Asked about how the 44-year-old Li’s stunning spectacle inspired them, Chinese gymnast Zou Kai responded by saying, “The feeling it gave us was of an older brother who was lighting the flame. It was very exciting and moreover it was on our home soil.”

Give Li the gymnastic equivalent of an assist — a big one. China led in the men’s team competition with 374.675 points heading into Monday’s eight-team final round.

My viewpoint: Here are my thoughts the day after judoka Ryoko Tani failed to win a third consecutive gold medal in the women’s 48-kg division:

Tani’s longevity as a top-level athlete is remarkable. To compete in five Olympiads is a testament to her discipline, work ethic and unmatched desire to excel at the highest level. To earn two golds, two silvers and a bronze is an even greater achievement.

It’s no surprise that the Japan Olympic Committee wanted Tani to earn a gold on Saturday and hope that her performance could be a catalyst for first-place finishes in other sports as well.

It wouldn’t be appropriate for the JOC to issue statements that express disappointment over Tani’s failure to win a gold.

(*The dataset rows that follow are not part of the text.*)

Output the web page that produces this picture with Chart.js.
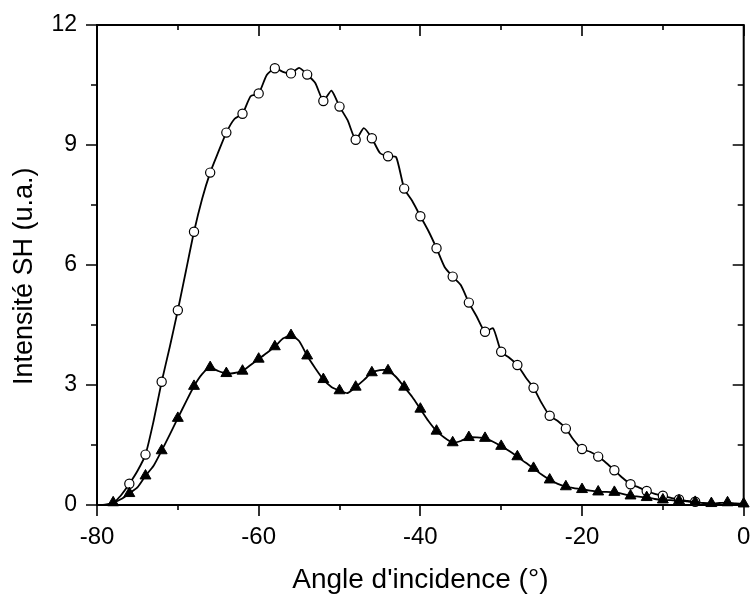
<!DOCTYPE html>
<html>
<head>
<meta charset="utf-8">
<script src="https://cdn.jsdelivr.net/npm/chart.js@4.4.0/dist/chart.umd.min.js"></script>
<style>
html, body { margin: 0; padding: 0; background: #fff; overflow: hidden; }
#wrap { width: 751px; height: 594px; position: relative; }
</style>
</head>
<body>
<div id="wrap"><canvas id="shChart"></canvas></div>
<script>
// angle of incidence (deg), one reading per degree
const angles = [
    -80, -79, -78, -77, -76, -75, -74, -73, -72, -71,
    -70, -69, -68, -67, -66, -65, -64, -63, -62, -61,
    -60, -59, -58, -57, -56, -55, -54, -53, -52, -51,
    -50, -49, -48, -47, -46, -45, -44, -43, -42, -41,
    -40, -39, -38, -37, -36, -35, -34, -33, -32, -31,
    -30, -29, -28, -27, -26, -25, -24, -23, -22, -21,
    -20, -19, -18, -17, -16, -15, -14, -13, -12, -11,
    -10, -9, -8, -7, -6, -5, -4, -3, -2, -1, 0
];

// open circles
const circleValues = [
    null, null, 0.03, 0.25, 0.53, 0.85, 1.26, 2.10, 3.08, 3.95,
    4.87, 5.85, 6.83, 7.65, 8.31, 8.82, 9.31, 9.65, 9.78, 10.22,
    10.29, 10.75, 10.92, 10.83, 10.79, 10.93, 10.76, 10.55, 10.10, 10.36,
    9.96, 9.62, 9.13, 9.42, 9.17, 8.80, 8.72, 8.70, 7.91, 7.60,
    7.22, 6.85, 6.42, 5.95, 5.71, 5.50, 5.06, 4.70, 4.33, 4.42,
    3.83, 3.68, 3.50, 3.20, 2.93, 2.55, 2.23, 2.10, 1.91, 1.62,
    1.40, 1.33, 1.21, 1.05, 0.87, 0.68, 0.52, 0.44, 0.35, 0.28,
    0.23, 0.18, 0.14, 0.10, 0.08, null, null, null, null, null, null
];

// filled triangles
const triangleValues = [
    0.00, 0.01, 0.06, 0.15, 0.29, 0.44, 0.73, 0.98, 1.36, 1.76,
    2.17, 2.58, 2.97, 3.27, 3.44, 3.35, 3.29, 3.30, 3.35, 3.50,
    3.65, 3.80, 3.96, 4.16, 4.24, 4.10, 3.73, 3.42, 3.14, 2.95,
    2.86, 2.80, 2.95, 3.12, 3.31, 3.37, 3.36, 3.20, 2.95, 2.70,
    2.40, 2.10, 1.85, 1.68, 1.56, 1.60, 1.69, 1.69, 1.67, 1.58,
    1.47, 1.35, 1.21, 1.06, 0.92, 0.76, 0.63, 0.53, 0.46, 0.42,
    0.39, 0.36, 0.33, 0.33, 0.32, 0.28, 0.23, 0.21, 0.19, 0.15,
    0.13, 0.12, 0.11, 0.09, 0.07, 0.05, 0.04, 0.05, 0.06, 0.04, 0.03
];

const xTickLabels = [-80, -60, -40, -20, 0];
const yTickLabels = [0, 3, 6, 9, 12];

const FONT = "'Liberation Sans', Arial, sans-serif";

function toPoints(values) {
    const pts = [];
    values.forEach((v, i) => {
        if (v !== null) pts.push({ x: angles[i], y: v });
    });
    return pts;
}

// a marker on every even angle, except the very first reading of the series
function markerRadius(size) {
    return function(context) {
        const p = context.raw;
        if (!p || context.dataIndex === 0) return 0;
        return Math.abs(p.x % 2) === 0 ? size : 0;
    };
}

function isMajor(value, list) {
    return list.some(v => Math.abs(v - value) < 1e-6);
}

// box round the plot with major/minor ticks on all four sides
const framePlugin = {
    id: 'frame',
    beforeDatasetsDraw(chart) {
        const { ctx, chartArea: a, scales: { x, y } } = chart;
        ctx.save();
        ctx.strokeStyle = '#000';
        ctx.lineWidth = 2;
        ctx.strokeRect(a.left, a.top, a.right - a.left, a.bottom - a.top);

        ctx.lineWidth = 1.6;
        ctx.beginPath();
        x.ticks.forEach(t => {
            const px = Math.round(x.getPixelForValue(t.value));
            const len = isMajor(t.value, xTickLabels) ? 11 : 5;
            ctx.moveTo(px, a.bottom);
            ctx.lineTo(px, a.bottom + len);
            ctx.moveTo(px, a.top);
            ctx.lineTo(px, a.top + len);
        });
        y.ticks.forEach(t => {
            const py = Math.round(y.getPixelForValue(t.value));
            const len = isMajor(t.value, yTickLabels) ? 11 : 6;
            ctx.moveTo(a.left - len, py);
            ctx.lineTo(a.left, py);
            ctx.moveTo(a.right - len, py);
            ctx.lineTo(a.right, py);
        });
        ctx.stroke();
        ctx.restore();
    }
};

const ctx = document.getElementById('shChart').getContext('2d');

new Chart(ctx, {
    type: 'line',
    data: {
        datasets: [
            {
                label: 'triangles',
                data: toPoints(triangleValues),
                borderColor: '#000',
                borderWidth: 1.8,
                backgroundColor: '#000',
                pointStyle: 'triangle',
                pointRadius: markerRadius(6.3),
                pointBackgroundColor: '#000',
                pointBorderColor: '#000',
                pointBorderWidth: 1,
                tension: 0.2,
                clip: false
            },
            {
                label: 'cercles',
                data: toPoints(circleValues),
                borderColor: '#000',
                borderWidth: 1.8,
                backgroundColor: '#fff',
                pointStyle: 'circle',
                pointRadius: markerRadius(4.6),
                pointBackgroundColor: '#fff',
                pointBorderColor: '#000',
                pointBorderWidth: 1.2,
                tension: 0.2,
                clip: false
            }
        ]
    },
    options: {
        responsive: true,
        maintainAspectRatio: false,
        animation: false,
        events: [],
        layout: { padding: { top: 25, right: 6, left: 0, bottom: 0 } },
        plugins: {
            legend: { display: false },
            tooltip: { enabled: false }
        },
        scales: {
            x: {
                type: 'linear',
                min: -80,
                max: 0,
                grid: { display: false, drawTicks: false },
                border: { display: false },
                ticks: {
                    stepSize: 10,
                    autoSkip: false,
                    maxRotation: 0,
                    padding: 18,
                    color: '#000',
                    font: { family: FONT, size: 24 },
                    callback: function(value) {
                        return isMajor(value, xTickLabels) ? String(value) : '';
                    }
                },
                title: {
                    display: true,
                    text: "Angle d'incidence (°)",
                    color: '#000',
                    font: { family: FONT, size: 28, lineHeight: 1 },
                    padding: { top: 0, bottom: 0 }
                },
                afterFit: function(scale) {
                    scale.height = 89;
                    scale.paddingRight = 0;
                }
            },
            y: {
                min: 0,
                max: 12,
                grid: { display: false, drawTicks: false },
                border: { display: false },
                ticks: {
                    stepSize: 1.5,
                    autoSkip: false,
                    padding: 20,
                    color: '#000',
                    font: { family: FONT, size: 23 },
                    callback: function(value) {
                        return isMajor(value, yTickLabels) ? String(value) : '';
                    }
                },
                title: {
                    display: true,
                    // trailing spaces push the visible text a little lower, as in the original
                    text: 'Intensité SH (u.a.)\u00a0\u00a0\u00a0',
                    color: '#000',
                    font: { family: FONT, size: 27, lineHeight: 1 },
                    padding: { top: 11, bottom: 0 }
                },
                afterFit: function(scale) {
                    scale.width = 97;
                    scale.paddingTop = 0;
                    scale.paddingBottom = 0;
                }
            }
        }
    },
    plugins: [framePlugin]
});
</script>
</body>
</html>
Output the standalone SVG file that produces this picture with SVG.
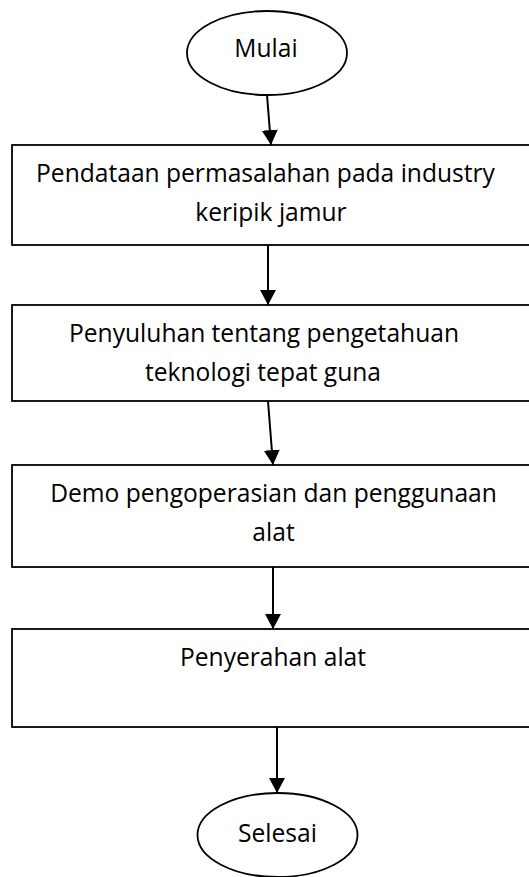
<svg xmlns="http://www.w3.org/2000/svg" width="529" height="877" viewBox="0 0 529 877">
<style>
.shape{fill:#fff;stroke:#000;stroke-width:1.8}
.lbl{font-family:"Open Sans","Noto Sans",sans-serif;font-size:24.6px;fill:#000;text-anchor:middle}
.conn{stroke:#000;stroke-width:2;fill:none;marker-end:url(#ah)}
</style>
<defs>
<marker id="ah" markerUnits="userSpaceOnUse" markerWidth="16" markerHeight="17" refX="15" refY="8" orient="auto">
<path d="M0,0 L15,8 L0,16 Z" fill="#000"/>
</marker>
</defs>
<rect width="529" height="877" fill="#fff"/>
<g id="connectors">
<line class="conn" x1="267" y1="95" x2="271" y2="145"/>
<line class="conn" x1="268" y1="245" x2="268" y2="305"/>
<line class="conn" x1="268" y1="401" x2="273" y2="465"/>
<line class="conn" x1="273" y1="567" x2="273" y2="629"/>
<line class="conn" x1="277" y1="727" x2="277" y2="793"/>
</g>
<g id="mulai">
<ellipse class="shape" cx="267" cy="53" rx="80" ry="42"/>
<text class="lbl" x="266" y="57">Mulai</text>
</g>
<g id="pendataan">
<rect class="shape" x="12" y="145" width="530" height="100"/>
<text class="lbl" x="265.5" y="182">Pendataan permasalahan pada industry</text>
<text class="lbl" x="271" y="221">keripik jamur</text>
</g>
<g id="penyuluhan">
<rect class="shape" x="12" y="305" width="530" height="96"/>
<text class="lbl" x="264" y="342">Penyuluhan tentang pengetahuan</text>
<text class="lbl" x="263" y="381">teknologi tepat guna</text>
</g>
<g id="demo">
<rect class="shape" x="12" y="465" width="530" height="102"/>
<text class="lbl" x="273.5" y="502">Demo pengoperasian dan penggunaan</text>
<text class="lbl" x="273.5" y="541">alat</text>
</g>
<g id="penyerahan">
<rect class="shape" x="12" y="629" width="530" height="98"/>
<text class="lbl" x="273" y="666">Penyerahan alat</text>
</g>
<g id="selesai">
<ellipse class="shape" cx="277.5" cy="835" rx="80" ry="42"/>
<text class="lbl" x="277.5" y="842">Selesai</text>
</g>
</svg>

Instead, the JOC should praise Tani for being Japan’s first medalist of the 2008 Summer Games and for her incredible staying power as an athlete.

Three years after becoming a mother, Tani remains a great role model for Japanese women.

In fact, now would be a great time for Japanese poets to write haiku with this theme in mind: the inspiration Tani brings to Japanese women.

What others are saying: When time permits, between events, news conferences and even the occasion meal, it’s a treat to catch up on what other journalists are writing for their publications.

Here are a few snippets of the latest blog entry by Filip Bondy of the New York Daily News:

“For one day, I feel like a Canadian reporter at the Olympics, chasing around minor sports in search of America’s first medal.

“The Canadians figure they will be lucky to win three golds the whole time here, and those aren’t exactly in the glamour events. There’s Adam van Koeverden, a veritable medals machine in canoeing and kayaking. Then there’s Karen Cockburn, who won a silver in trampoline in Athens.

“As Cam Cole of the Vancouver Sun says, ‘Basically, we’re not good at anything that matters.’ ”

And then these poignant remarks were posted on SI.com:

“I overheard someone saying that Friday night’s Opening Ceremonies cost $350 million. Impossible, I thought — until I watched them unspool, and began gradually to realize how very possible that might be.

“Guess they didn’t need Steven Spielberg. The goose-stepping soldiers and sudden mob barking I could have done without, but otherwise it was a remarkable spectacle. The artwork-in-progress trope worked very well. The little earthquake survivor walking with Yao Ming could win an archery gold for its unerring aim at the heart. And that I spent so much time trying to figure out how they pulled stuff off is testament to how visually engrossing everything was.

“Got a good sense for what stories get play in the state-run Chinese media, too: There were supportive cheers for the Iraqi delegation, and ho-hum silence when Sudan marched in.”

Memorable quotes: “There is a lot of history behind the route. It is real nice to compete on. The scenery was beautiful, especially when you climbed the Great Wall — it was terrific,” Spanish road cyclist Samuel Sanchez said after winning the 248-km race on Saturday.

“You cannot imagine a harder opening game than this, but I like it,” China forward Yi Jialian said, sizing up Sunday night’s first-round men’s basketball game against the United States, a game U.S. President George W. Bush and his Chinese counterpart, Hu Jintao, were scheduled to attend and more than one billion people were expected to watch the game worldwide.

“Yao has been great for basketball in China. People have seized on that. It continues to globalize the game,” U.S. superstar Kobe Bryant told reporters.

Did you know?: Movie star Jackie Chan’s “Official Album for the Beijing 2008 Olympic Games” was released on April 30. He is featured on 10 songs.

Extravagance in Beijing: Scanning the headlines in China Daily, I came across a small item dubbed “The exquisite art of nightlife.” Writer Erik Nilsson profiled ChinaDoll, an upscale nightclub in Beijing’s Chaoyang district.

The VIP room, known as the Ai Wan Room, costs 8,000 yuan ($1,170) to rent for the night, and that’s before food or drinks.